━━━ INPUT ROWS

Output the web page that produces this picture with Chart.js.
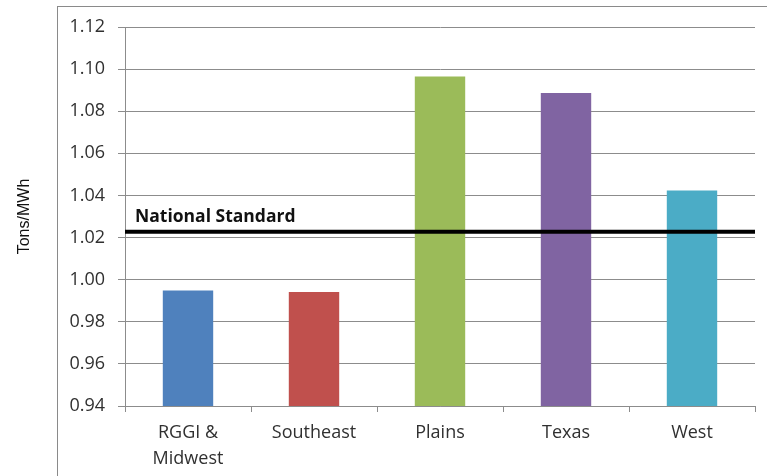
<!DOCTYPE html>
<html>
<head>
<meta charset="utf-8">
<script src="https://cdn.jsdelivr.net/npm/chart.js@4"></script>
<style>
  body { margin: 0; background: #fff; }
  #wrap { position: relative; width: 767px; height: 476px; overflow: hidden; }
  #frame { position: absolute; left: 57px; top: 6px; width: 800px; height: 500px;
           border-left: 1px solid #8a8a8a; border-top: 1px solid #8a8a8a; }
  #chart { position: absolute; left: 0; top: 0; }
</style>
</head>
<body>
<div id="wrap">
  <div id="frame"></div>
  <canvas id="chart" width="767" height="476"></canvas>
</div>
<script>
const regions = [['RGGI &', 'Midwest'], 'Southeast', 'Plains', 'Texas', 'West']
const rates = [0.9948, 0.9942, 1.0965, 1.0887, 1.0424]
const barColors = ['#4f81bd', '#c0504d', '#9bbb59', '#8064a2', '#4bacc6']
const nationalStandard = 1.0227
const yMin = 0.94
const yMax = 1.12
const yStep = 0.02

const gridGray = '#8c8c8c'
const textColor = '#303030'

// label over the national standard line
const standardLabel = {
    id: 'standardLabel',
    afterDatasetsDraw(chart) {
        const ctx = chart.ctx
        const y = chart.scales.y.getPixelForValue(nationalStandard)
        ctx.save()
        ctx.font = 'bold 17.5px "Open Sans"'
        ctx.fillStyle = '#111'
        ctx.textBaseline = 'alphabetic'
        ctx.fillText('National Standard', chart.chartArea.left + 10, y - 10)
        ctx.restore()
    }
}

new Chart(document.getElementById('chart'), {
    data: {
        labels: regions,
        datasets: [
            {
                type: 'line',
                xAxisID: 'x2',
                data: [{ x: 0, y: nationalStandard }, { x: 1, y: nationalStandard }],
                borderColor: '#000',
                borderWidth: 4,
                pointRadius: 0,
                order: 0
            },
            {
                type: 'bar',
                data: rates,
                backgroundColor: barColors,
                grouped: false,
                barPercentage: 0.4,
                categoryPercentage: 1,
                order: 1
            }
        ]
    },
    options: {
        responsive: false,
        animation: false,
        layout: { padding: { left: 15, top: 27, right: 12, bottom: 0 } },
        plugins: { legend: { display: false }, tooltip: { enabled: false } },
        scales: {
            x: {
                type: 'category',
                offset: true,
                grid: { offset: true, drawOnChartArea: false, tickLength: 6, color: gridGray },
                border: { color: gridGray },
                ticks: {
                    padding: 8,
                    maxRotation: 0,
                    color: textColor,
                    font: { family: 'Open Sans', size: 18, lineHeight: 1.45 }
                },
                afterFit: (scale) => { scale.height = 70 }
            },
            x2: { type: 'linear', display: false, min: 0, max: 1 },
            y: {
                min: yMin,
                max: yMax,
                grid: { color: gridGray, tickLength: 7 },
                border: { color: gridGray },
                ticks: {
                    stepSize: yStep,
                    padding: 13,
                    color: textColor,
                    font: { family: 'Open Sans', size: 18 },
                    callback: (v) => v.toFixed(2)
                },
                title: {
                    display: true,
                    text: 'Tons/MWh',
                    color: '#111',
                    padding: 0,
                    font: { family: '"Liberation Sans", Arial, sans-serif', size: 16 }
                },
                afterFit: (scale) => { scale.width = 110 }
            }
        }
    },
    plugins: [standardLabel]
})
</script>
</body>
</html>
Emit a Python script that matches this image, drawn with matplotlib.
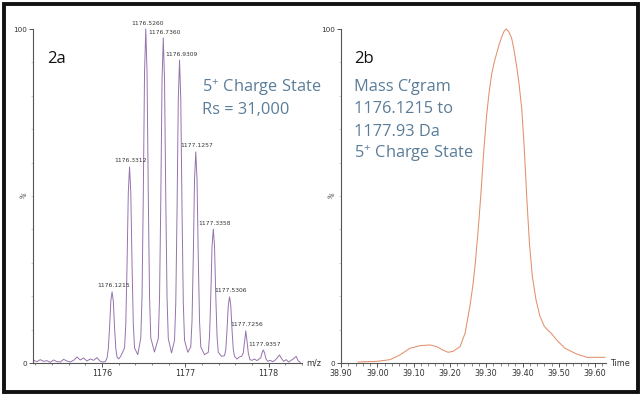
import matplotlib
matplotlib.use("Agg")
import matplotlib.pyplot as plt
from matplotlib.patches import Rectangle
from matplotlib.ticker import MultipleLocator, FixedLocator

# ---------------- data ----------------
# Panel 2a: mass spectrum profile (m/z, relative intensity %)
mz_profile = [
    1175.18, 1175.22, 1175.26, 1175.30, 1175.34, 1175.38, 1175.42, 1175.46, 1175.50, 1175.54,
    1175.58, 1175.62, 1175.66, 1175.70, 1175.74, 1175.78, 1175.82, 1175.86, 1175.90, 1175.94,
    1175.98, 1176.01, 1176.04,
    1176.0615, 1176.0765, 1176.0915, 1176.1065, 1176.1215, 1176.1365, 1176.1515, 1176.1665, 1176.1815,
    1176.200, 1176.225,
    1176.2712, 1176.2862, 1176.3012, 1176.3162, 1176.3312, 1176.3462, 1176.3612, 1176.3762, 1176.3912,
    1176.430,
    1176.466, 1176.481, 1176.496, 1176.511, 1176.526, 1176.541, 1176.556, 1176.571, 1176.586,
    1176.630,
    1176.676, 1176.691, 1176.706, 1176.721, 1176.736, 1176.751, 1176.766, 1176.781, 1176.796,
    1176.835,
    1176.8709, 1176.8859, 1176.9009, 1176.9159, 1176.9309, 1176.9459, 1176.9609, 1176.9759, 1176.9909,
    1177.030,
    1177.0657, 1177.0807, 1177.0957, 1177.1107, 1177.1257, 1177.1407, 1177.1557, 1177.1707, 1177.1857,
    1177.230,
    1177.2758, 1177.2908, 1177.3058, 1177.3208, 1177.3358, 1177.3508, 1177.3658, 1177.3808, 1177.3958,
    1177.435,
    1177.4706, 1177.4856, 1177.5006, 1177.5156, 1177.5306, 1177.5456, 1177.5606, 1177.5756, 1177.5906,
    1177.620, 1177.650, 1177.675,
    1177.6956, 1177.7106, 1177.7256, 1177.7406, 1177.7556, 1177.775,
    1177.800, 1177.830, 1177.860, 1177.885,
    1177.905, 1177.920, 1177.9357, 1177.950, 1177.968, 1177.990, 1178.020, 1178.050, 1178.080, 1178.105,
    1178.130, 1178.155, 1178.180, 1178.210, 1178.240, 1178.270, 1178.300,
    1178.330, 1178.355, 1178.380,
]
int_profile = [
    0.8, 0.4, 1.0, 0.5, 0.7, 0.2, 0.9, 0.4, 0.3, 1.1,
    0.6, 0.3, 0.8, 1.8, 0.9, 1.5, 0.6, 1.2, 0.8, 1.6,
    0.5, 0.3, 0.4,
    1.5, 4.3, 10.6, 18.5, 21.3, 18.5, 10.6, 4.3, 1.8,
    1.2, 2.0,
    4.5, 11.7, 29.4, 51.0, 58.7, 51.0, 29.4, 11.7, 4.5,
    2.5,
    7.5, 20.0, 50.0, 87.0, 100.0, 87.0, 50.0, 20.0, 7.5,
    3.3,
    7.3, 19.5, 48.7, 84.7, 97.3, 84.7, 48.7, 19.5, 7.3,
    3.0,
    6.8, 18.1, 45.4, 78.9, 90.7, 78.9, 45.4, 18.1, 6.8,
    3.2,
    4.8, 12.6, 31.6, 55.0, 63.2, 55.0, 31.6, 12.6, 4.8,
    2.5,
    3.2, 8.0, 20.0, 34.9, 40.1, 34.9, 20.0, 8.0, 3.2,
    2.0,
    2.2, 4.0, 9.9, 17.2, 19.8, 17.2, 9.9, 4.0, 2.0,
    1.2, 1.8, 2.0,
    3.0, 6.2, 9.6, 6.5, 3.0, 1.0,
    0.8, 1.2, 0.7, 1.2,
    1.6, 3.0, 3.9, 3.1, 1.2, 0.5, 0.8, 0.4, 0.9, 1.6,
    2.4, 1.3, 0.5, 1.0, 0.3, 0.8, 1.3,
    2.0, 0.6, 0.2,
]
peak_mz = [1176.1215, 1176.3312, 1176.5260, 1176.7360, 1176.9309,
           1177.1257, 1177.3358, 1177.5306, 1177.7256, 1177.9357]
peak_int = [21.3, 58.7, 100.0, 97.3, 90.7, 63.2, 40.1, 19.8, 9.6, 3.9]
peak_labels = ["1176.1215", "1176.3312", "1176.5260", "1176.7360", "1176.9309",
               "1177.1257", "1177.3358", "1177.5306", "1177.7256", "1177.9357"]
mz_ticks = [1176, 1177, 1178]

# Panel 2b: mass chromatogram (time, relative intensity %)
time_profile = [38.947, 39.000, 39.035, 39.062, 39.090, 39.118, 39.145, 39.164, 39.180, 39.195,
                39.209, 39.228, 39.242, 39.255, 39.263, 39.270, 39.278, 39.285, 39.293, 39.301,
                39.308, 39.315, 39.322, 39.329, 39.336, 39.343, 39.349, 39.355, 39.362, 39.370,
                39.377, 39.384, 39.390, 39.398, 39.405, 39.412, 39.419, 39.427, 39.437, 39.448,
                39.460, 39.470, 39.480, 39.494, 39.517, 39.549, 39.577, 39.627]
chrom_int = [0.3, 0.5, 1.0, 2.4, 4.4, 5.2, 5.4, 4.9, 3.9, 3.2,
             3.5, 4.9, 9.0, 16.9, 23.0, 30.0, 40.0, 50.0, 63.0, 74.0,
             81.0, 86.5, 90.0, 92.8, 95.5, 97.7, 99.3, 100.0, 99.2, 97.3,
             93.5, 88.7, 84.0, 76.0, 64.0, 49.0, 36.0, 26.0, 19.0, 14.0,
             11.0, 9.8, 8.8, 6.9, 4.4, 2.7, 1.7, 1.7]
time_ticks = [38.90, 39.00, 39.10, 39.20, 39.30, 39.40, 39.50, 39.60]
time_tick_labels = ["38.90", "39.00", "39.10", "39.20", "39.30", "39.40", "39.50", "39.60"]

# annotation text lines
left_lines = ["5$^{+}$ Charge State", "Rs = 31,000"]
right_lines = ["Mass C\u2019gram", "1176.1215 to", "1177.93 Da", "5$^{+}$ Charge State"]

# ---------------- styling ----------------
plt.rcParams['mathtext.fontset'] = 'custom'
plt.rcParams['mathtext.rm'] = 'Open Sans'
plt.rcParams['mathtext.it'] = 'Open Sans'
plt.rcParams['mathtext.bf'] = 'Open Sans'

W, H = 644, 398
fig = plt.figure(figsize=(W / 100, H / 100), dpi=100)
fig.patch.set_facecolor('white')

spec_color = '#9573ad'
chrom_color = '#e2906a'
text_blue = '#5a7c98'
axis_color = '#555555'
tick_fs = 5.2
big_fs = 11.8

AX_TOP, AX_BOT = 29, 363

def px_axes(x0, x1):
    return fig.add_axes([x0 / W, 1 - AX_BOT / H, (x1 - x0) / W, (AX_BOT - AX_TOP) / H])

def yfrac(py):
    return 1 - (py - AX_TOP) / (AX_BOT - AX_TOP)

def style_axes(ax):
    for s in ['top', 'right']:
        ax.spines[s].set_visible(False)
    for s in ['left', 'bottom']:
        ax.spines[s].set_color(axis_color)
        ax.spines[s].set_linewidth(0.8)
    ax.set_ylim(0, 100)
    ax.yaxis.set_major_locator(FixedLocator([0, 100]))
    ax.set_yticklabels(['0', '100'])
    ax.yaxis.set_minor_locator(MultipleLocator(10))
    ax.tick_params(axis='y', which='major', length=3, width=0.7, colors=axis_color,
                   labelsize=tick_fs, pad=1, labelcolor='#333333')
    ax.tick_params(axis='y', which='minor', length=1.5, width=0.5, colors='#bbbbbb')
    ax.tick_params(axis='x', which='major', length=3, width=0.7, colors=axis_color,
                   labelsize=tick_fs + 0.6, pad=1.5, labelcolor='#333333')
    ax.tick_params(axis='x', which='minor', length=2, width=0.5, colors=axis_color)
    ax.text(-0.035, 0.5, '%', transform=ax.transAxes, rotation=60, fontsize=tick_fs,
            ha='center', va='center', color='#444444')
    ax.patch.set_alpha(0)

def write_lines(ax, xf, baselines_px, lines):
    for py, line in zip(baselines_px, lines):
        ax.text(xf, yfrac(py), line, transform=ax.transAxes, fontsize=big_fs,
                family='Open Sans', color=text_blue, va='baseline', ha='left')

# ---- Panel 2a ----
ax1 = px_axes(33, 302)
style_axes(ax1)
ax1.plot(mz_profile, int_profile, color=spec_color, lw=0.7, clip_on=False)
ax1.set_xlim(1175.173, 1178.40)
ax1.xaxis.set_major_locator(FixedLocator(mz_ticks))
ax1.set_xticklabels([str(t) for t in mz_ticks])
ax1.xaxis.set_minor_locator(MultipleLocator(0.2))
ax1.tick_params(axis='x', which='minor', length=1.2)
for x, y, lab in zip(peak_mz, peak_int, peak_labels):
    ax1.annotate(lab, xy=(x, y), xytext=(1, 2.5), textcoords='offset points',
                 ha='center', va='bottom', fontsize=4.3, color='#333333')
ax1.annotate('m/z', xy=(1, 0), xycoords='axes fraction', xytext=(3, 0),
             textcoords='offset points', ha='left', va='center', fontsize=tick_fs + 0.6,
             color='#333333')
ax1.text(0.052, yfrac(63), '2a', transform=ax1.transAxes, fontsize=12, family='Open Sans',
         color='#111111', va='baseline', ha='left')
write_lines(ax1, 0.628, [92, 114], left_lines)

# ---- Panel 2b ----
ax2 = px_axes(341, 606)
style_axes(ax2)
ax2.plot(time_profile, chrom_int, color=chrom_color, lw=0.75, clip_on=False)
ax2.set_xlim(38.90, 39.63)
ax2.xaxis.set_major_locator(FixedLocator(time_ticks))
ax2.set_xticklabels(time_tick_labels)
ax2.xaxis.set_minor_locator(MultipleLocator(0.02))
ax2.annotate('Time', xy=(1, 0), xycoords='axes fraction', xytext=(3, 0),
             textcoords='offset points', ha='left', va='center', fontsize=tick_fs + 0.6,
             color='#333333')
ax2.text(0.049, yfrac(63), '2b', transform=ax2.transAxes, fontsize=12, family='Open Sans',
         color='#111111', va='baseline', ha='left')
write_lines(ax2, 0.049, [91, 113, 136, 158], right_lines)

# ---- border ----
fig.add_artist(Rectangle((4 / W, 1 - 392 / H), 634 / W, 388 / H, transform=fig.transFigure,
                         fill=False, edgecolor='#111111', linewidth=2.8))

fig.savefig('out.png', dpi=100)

━━━━━━

SHORT TASK:
Go through the records and copy each line with "that" in it.

COMPLETE RESPONSE:
Output the web page that produces this picture with Chart.js.
Emit a Python script that matches this image, drawn with matplotlib.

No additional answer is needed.